Available data ::
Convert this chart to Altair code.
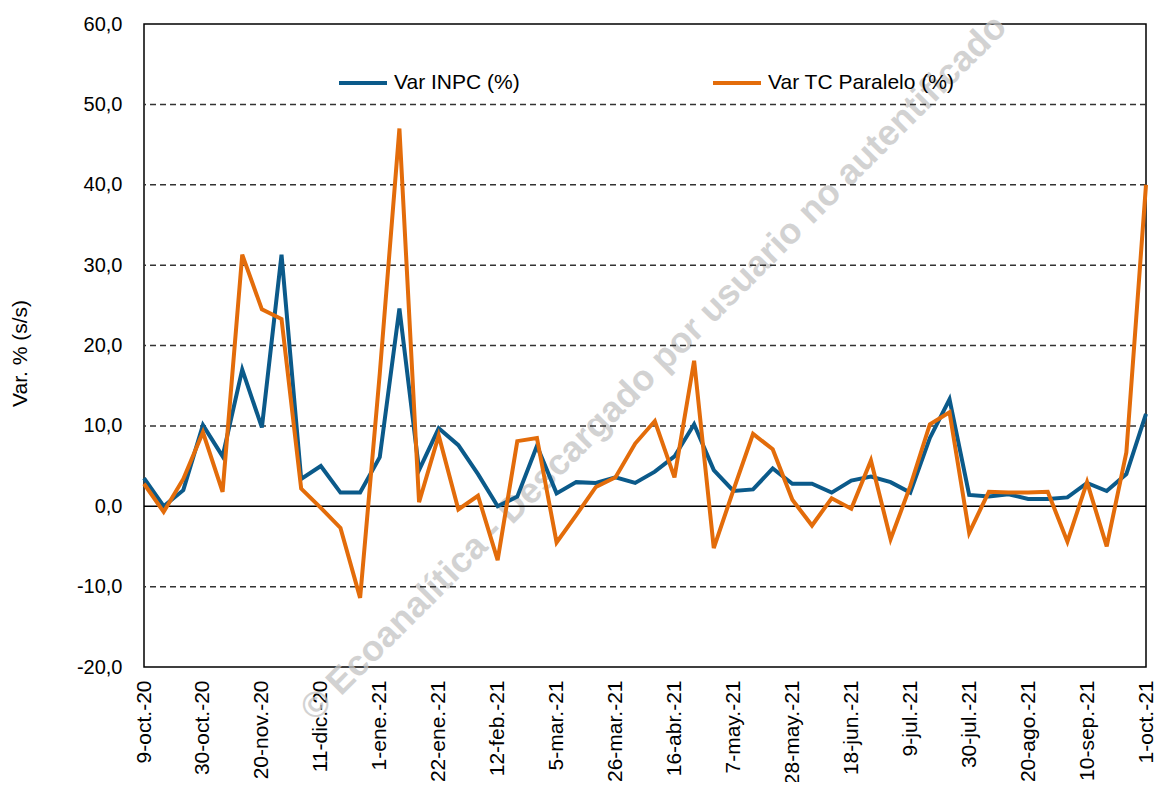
import datetime as dt
import json
import altair as alt
import pandas as pd

# ---------------- data ----------------
MESES = ["ene.", "feb.", "mar.", "abr.", "may.", "jun.",
         "jul.", "ago.", "sep.", "oct.", "nov.", "dic."]
inicio = dt.date(2020, 10, 9)
n_semanas = 52
fechas = []
for k in range(n_semanas):
    d = inicio + dt.timedelta(days=7 * k)
    fechas.append(f"{d.day}-{MESES[d.month - 1]}-{d.year % 100:02d}")

semana = list(range(n_semanas))
ticks_x = semana[::3]

var_inpc = [3.5, 0.0, 2.0, 10.1, 6.2, 17.0, 9.8, 31.3, 3.4, 5.0, 1.7, 1.7,
            6.1, 24.6, 4.5, 9.7, 7.6, 4.0, 0.0, 1.2, 7.5, 1.6, 3.0, 2.9,
            3.6, 2.9, 4.3, 6.2, 10.2, 4.5, 1.9, 2.1, 4.7, 2.8, 2.8, 1.7,
            3.2, 3.7, 3.0, 1.7, 8.5, 13.3, 1.4, 1.2, 1.5, 0.9, 0.9, 1.1,
            2.9, 1.9, 4.0, 11.5]

var_tc = [2.8, -0.7, 3.4, 9.2, 1.8, 31.3, 24.5, 23.3, 2.2, -0.2, -2.7, -11.4,
          16.5, 47.0, 0.5, 8.8, -0.4, 1.3, -6.7, 8.1, 8.5, -4.5, -1.1, 2.4,
          3.6, 7.8, 10.6, 3.6, 18.1, -5.2, 2.0, 9.0, 7.1, 0.8, -2.4, 1.0,
          -0.3, 5.7, -4.1, 2.5, 10.2, 11.7, -3.3, 1.8, 1.7, 1.7, 1.8, -4.4,
          3.0, -5.0, 6.7, 40.0]

series = ["Var INPC (%)", "Var TC Paralelo (%)"]
colores = ["#0B5A8A", "#E36C0A"]

y_ticks = [-20, -10, 0, 10, 20, 30, 40, 50, 60]
grid_vals = [-10, 10, 20, 30, 40, 50]
marca_agua = "© Ecoanalítica - Descargado por usuario no autentificado"

df = pd.DataFrame({
    "semana": semana * 2,
    "fecha": fechas * 2,
    "serie": [series[0]] * n_semanas + [series[1]] * n_semanas,
    "valor": var_inpc + var_tc,
})
df_grid = pd.DataFrame({"valor": grid_vals})
df_cero = pd.DataFrame({"valor": [0]})
df_wm = pd.DataFrame({"t": [marca_agua]})

FONT = "Liberation Sans"
yscale = alt.Scale(domain=[-20, 60], nice=False, zero=False)
xscale = alt.Scale(domain=[0, n_semanas - 1], nice=False, zero=False)

y_label_expr = ("replace(replace(format(datum.value, '.1f'), '.', ','), '\u2212', '-')")
x_label_expr = json.dumps(fechas) + "[round(datum.value)]"

y_axis = alt.Axis(values=y_ticks, labelExpr=y_label_expr,
                  title="Var. % (s/s)", titleAngle=270,
                  titleX=-124, titleY=329, titleAlign="center",
                  titleBaseline="middle", titleFont=FONT,
                  titleFontSize=21, titleFontWeight="normal",
                  titleColor="black", labelFont=FONT,
                  labelFontSize=20, labelColor="black",
                  labelPadding=22, ticks=False, domain=False,
                  grid=False)

watermark = alt.Chart(df_wm).mark_text(
    angle=315, font=FONT, fontSize=36, fontWeight="bold",
    color="#C4C4C4", opacity=0.75, align="center", baseline="middle"
).encode(text="t:N", x=alt.value(510), y=alt.value(344))

grid = alt.Chart(df_grid).mark_rule(
    color="#333333", strokeWidth=1.5, strokeDash=[6, 4]
).encode(y=alt.Y("valor:Q", scale=yscale, axis=y_axis))

cero = alt.Chart(df_cero).mark_rule(color="black", strokeWidth=1.5).encode(
    y=alt.Y("valor:Q", scale=yscale, axis=y_axis))

lineas = alt.Chart(df).mark_line(strokeWidth=4, strokeJoin="miter").encode(
    x=alt.X("semana:Q", scale=xscale,
            axis=alt.Axis(values=ticks_x, labelExpr=x_label_expr, title=None,
                          labelAngle=270, labelAlign="right",
                          labelBaseline="middle", labelPadding=13,
                          labelFlush=False, labelBound=False,
                          ticks=False, domain=False, grid=False,
                          labelFont=FONT, labelFontSize=21,
                          labelColor="black", labelOverlap=False)),
    y=alt.Y("valor:Q", scale=yscale, axis=y_axis),
    color=alt.Color("serie:N",
                    scale=alt.Scale(domain=series, range=colores),
                    legend=alt.Legend(title=None, orient="none",
                                      legendX=193, legendY=33,
                                      direction="horizontal",
                                      symbolType="stroke", symbolSize=2304,
                                      symbolStrokeWidth=4, labelFont=FONT,
                                      labelFontSize=21, labelColor="black",
                                      labelOffset=5, labelLimit=400,
                                      columnPadding=185)),
    order=alt.Order("serie:N"),
    tooltip=["fecha:N", "serie:N", "valor:Q"],
)

chart = alt.layer(watermark, grid, cero, lineas).properties(
    width=1002, height=643,
    autosize=alt.AutoSizeParams(type="none"),
    padding={"left": 136, "top": 16, "right": 9, "bottom": 115},
    background="white",
).configure_view(stroke="black", strokeWidth=1.5)

chart.save("out.html", embed_options={"renderer": "svg", "actions": False})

Set task :: Return the listing above unchanged, apart from dropping its pictures.

Exercise response ::
Convert this chart to Altair code.
import datetime as dt
import json
import altair as alt
import pandas as pd

# ---------------- data ----------------
MESES = ["ene.", "feb.", "mar.", "abr.", "may.", "jun.",
         "jul.", "ago.", "sep.", "oct.", "nov.", "dic."]
inicio = dt.date(2020, 10, 9)
n_semanas = 52
fechas = []
for k in range(n_semanas):
    d = inicio + dt.timedelta(days=7 * k)
    fechas.append(f"{d.day}-{MESES[d.month - 1]}-{d.year % 100:02d}")

semana = list(range(n_semanas))
ticks_x = semana[::3]

var_inpc = [3.5, 0.0, 2.0, 10.1, 6.2, 17.0, 9.8, 31.3, 3.4, 5.0, 1.7, 1.7,
            6.1, 24.6, 4.5, 9.7, 7.6, 4.0, 0.0, 1.2, 7.5, 1.6, 3.0, 2.9,
            3.6, 2.9, 4.3, 6.2, 10.2, 4.5, 1.9, 2.1, 4.7, 2.8, 2.8, 1.7,
            3.2, 3.7, 3.0, 1.7, 8.5, 13.3, 1.4, 1.2, 1.5, 0.9, 0.9, 1.1,
            2.9, 1.9, 4.0, 11.5]

var_tc = [2.8, -0.7, 3.4, 9.2, 1.8, 31.3, 24.5, 23.3, 2.2, -0.2, -2.7, -11.4,
          16.5, 47.0, 0.5, 8.8, -0.4, 1.3, -6.7, 8.1, 8.5, -4.5, -1.1, 2.4,
          3.6, 7.8, 10.6, 3.6, 18.1, -5.2, 2.0, 9.0, 7.1, 0.8, -2.4, 1.0,
          -0.3, 5.7, -4.1, 2.5, 10.2, 11.7, -3.3, 1.8, 1.7, 1.7, 1.8, -4.4,
          3.0, -5.0, 6.7, 40.0]

series = ["Var INPC (%)", "Var TC Paralelo (%)"]
colores = ["#0B5A8A", "#E36C0A"]

y_ticks = [-20, -10, 0, 10, 20, 30, 40, 50, 60]
grid_vals = [-10, 10, 20, 30, 40, 50]
marca_agua = "© Ecoanalítica - Descargado por usuario no autentificado"

df = pd.DataFrame({
    "semana": semana * 2,
    "fecha": fechas * 2,
    "serie": [series[0]] * n_semanas + [series[1]] * n_semanas,
    "valor": var_inpc + var_tc,
})
df_grid = pd.DataFrame({"valor": grid_vals})
df_cero = pd.DataFrame({"valor": [0]})
df_wm = pd.DataFrame({"t": [marca_agua]})

FONT = "Liberation Sans"
yscale = alt.Scale(domain=[-20, 60], nice=False, zero=False)
xscale = alt.Scale(domain=[0, n_semanas - 1], nice=False, zero=False)

y_label_expr = ("replace(replace(format(datum.value, '.1f'), '.', ','), '\u2212', '-')")
x_label_expr = json.dumps(fechas) + "[round(datum.value)]"

y_axis = alt.Axis(values=y_ticks, labelExpr=y_label_expr,
                  title="Var. % (s/s)", titleAngle=270,
                  titleX=-124, titleY=329, titleAlign="center",
                  titleBaseline="middle", titleFont=FONT,
                  titleFontSize=21, titleFontWeight="normal",
                  titleColor="black", labelFont=FONT,
                  labelFontSize=20, labelColor="black",
                  labelPadding=22, ticks=False, domain=False,
                  grid=False)

watermark = alt.Chart(df_wm).mark_text(
    angle=315, font=FONT, fontSize=36, fontWeight="bold",
    color="#C4C4C4", opacity=0.75, align="center", baseline="middle"
).encode(text="t:N", x=alt.value(510), y=alt.value(344))

grid = alt.Chart(df_grid).mark_rule(
    color="#333333", strokeWidth=1.5, strokeDash=[6, 4]
).encode(y=alt.Y("valor:Q", scale=yscale, axis=y_axis))

cero = alt.Chart(df_cero).mark_rule(color="black", strokeWidth=1.5).encode(
    y=alt.Y("valor:Q", scale=yscale, axis=y_axis))

lineas = alt.Chart(df).mark_line(strokeWidth=4, strokeJoin="miter").encode(
    x=alt.X("semana:Q", scale=xscale,
            axis=alt.Axis(values=ticks_x, labelExpr=x_label_expr, title=None,
                          labelAngle=270, labelAlign="right",
                          labelBaseline="middle", labelPadding=13,
                          labelFlush=False, labelBound=False,
                          ticks=False, domain=False, grid=False,
                          labelFont=FONT, labelFontSize=21,
                          labelColor="black", labelOverlap=False)),
    y=alt.Y("valor:Q", scale=yscale, axis=y_axis),
    color=alt.Color("serie:N",
                    scale=alt.Scale(domain=series, range=colores),
                    legend=alt.Legend(title=None, orient="none",
                                      legendX=193, legendY=33,
                                      direction="horizontal",
                                      symbolType="stroke", symbolSize=2304,
                                      symbolStrokeWidth=4, labelFont=FONT,
                                      labelFontSize=21, labelColor="black",
                                      labelOffset=5, labelLimit=400,
                                      columnPadding=185)),
    order=alt.Order("serie:N"),
    tooltip=["fecha:N", "serie:N", "valor:Q"],
)

chart = alt.layer(watermark, grid, cero, lineas).properties(
    width=1002, height=643,
    autosize=alt.AutoSizeParams(type="none"),
    padding={"left": 136, "top": 16, "right": 9, "bottom": 115},
    background="white",
).configure_view(stroke="black", strokeWidth=1.5)

chart.save("out.html", embed_options={"renderer": "svg", "actions": False})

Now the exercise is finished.